PeV-Scale Dark Matter as a Thermal Relic of a Decoupled Sector

TL;DR

This paper explores a scenario where PeV-scale dark matter, part of a hidden sector, freezes out via annihilation to a lighter state, which then decays to reheat the universe and allow for very heavy dark matter.

Contribution

It introduces a model of heavy dark matter in a decoupled sector with a novel freeze-out and decay mechanism, expanding the viable mass range beyond the weak scale.

Findings

Dark matter can be as heavy as 1-100 PeV without overproduction.

The decay of the metastable state reheat the universe and dilute relics.
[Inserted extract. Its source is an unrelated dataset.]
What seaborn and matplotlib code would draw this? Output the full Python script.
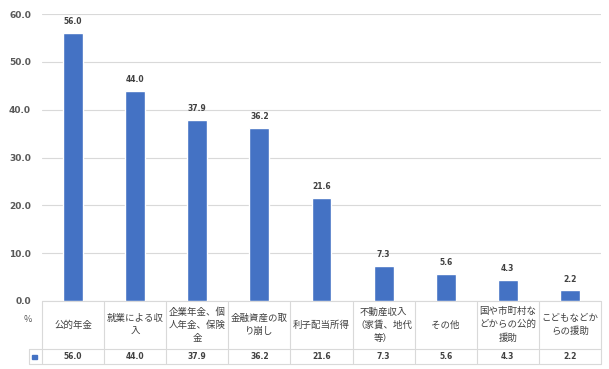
import matplotlib
matplotlib.use("Agg")
import matplotlib.pyplot as plt
import matplotlib.transforms as mtransforms
import pandas as pd
import seaborn as sns

# --- data ---
categories = [
    "公的年金",
    "就業による収\n入",
    "企業年金、個\n人年金、保険\n金",
    "金融資産の取\nり崩し",
    "利子配当所得",
    "不動産収入\n（家賃、地代\n等）",
    "その他",
    "国や市町村な\nどからの公的\n援助",
    "こどもなどか\nらの援助",
]
values = [56.0, 44.0, 37.9, 36.2, 21.6, 7.3, 5.6, 4.3, 2.2]
yticks = [0, 10, 20, 30, 40, 50, 60]

BAR = "#4472C4"
GRID = "#D9D9D9"
TXT = "#595959"

sns.set_theme(style="white")
plt.rcParams["font.family"] = ["Noto Sans CJK JP", "DejaVu Sans"]

df = pd.DataFrame({"cat": range(len(values)), "val": values})

W, H = 609, 369
fig = plt.figure(figsize=(W / 100, H / 100), dpi=100)
left, right, top, bottom = 42, 601, 14, 301
ax = fig.add_axes([left / W, 1 - bottom / H, (right - left) / W, (bottom - top) / H])

sns.barplot(data=df, x="cat", y="val", color=BAR, width=0.32, ax=ax,
            saturation=1, zorder=3)

ax.set_xlim(-0.5, len(values) - 0.5)
ax.set_ylim(0, 60)
ax.set_yticks(yticks)
ax.set_yticklabels([f"{t:.1f}" for t in yticks], fontsize=6.5, color=TXT,
                   fontweight="bold", family="DejaVu Sans")
ax.tick_params(axis="y", length=0, pad=8)
ax.set_xticks([])
ax.set_xlabel("")
ax.set_ylabel("")
for s in ax.spines.values():
    s.set_visible(False)
ax.yaxis.grid(True, color=GRID, linewidth=0.8, zorder=0)

for i, v in enumerate(values):
    ax.annotate(f"{v:.1f}", (i, v), xytext=(0, 5), textcoords="offset points",
                ha="center", va="bottom", fontsize=5.5, fontweight="bold",
                color="#404040", family="DejaVu Sans")

# --- data table below the axis ---
ph = bottom - top
hdr_b = -(349 - bottom) / ph
row_b = -(364 - bottom) / ph
row_mid = (hdr_b + row_b) / 2
tr = mtransforms.blended_transform_factory(ax.transData, ax.transAxes)
tr_fig = mtransforms.blended_transform_factory(fig.transFigure, ax.transAxes)
n = len(values)
lk = dict(color=GRID, linewidth=0.8, clip_on=False)

for x in [k - 0.5 for k in range(n + 1)]:
    ax.plot([x, x], [0, row_b], transform=tr, **lk)
ax.plot([-0.5, n - 0.5], [0, 0], transform=tr, **lk)
for y in (hdr_b, row_b):
    ax.plot([29 / W, right / W], [y, y], transform=tr_fig, **lk)
ax.plot([29 / W, 29 / W], [hdr_b, row_b], transform=tr_fig, **lk)

for i, c in enumerate(categories):
    ax.text(i, hdr_b / 2, c, transform=tr, ha="center", va="center",
            fontsize=6.8, color="#404040", linespacing=1.5)
    ax.text(i, row_mid, f"{values[i]:.1f}", transform=tr, ha="center",
            va="center", fontsize=5.5, fontweight="bold", color="#404040",
            family="DejaVu Sans")

fig.text(28 / W, 1 - 320 / H, "%", ha="center", va="center", fontsize=6.5,
         color=TXT)
fig.patches.append(plt.Rectangle((32 / W, 1 - 359 / H), 4.5 / W, 4.5 / H,
                                 color=BAR, transform=fig.transFigure))

fig.savefig("out.png", dpi=100)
Viable parameter space identified for PeV-scale dark matter.

Abstract

In this letter, we consider a class of scenarios in which the dark matter is part of a heavy hidden sector that is thermally decoupled from the Standard Model in the early universe. The dark matter freezes-out by annihilating to a lighter, metastable state, whose subsequent abundance can naturally come to dominate the energy density of the universe. When this state decays, it reheats the visible sector and dilutes all relic abundances, thereby allowing the dark matter to be orders of magnitude heavier than the weak scale. For concreteness, we consider a simple realization with a Dirac fermion dark matter candidate coupled to a massive gauge boson that decays to the Standard Model through its kinetic mixing with hypercharge. We identify viable parameter space in which the dark matter can be as heavy as ~1-100 PeV without being overproduced in the early universe.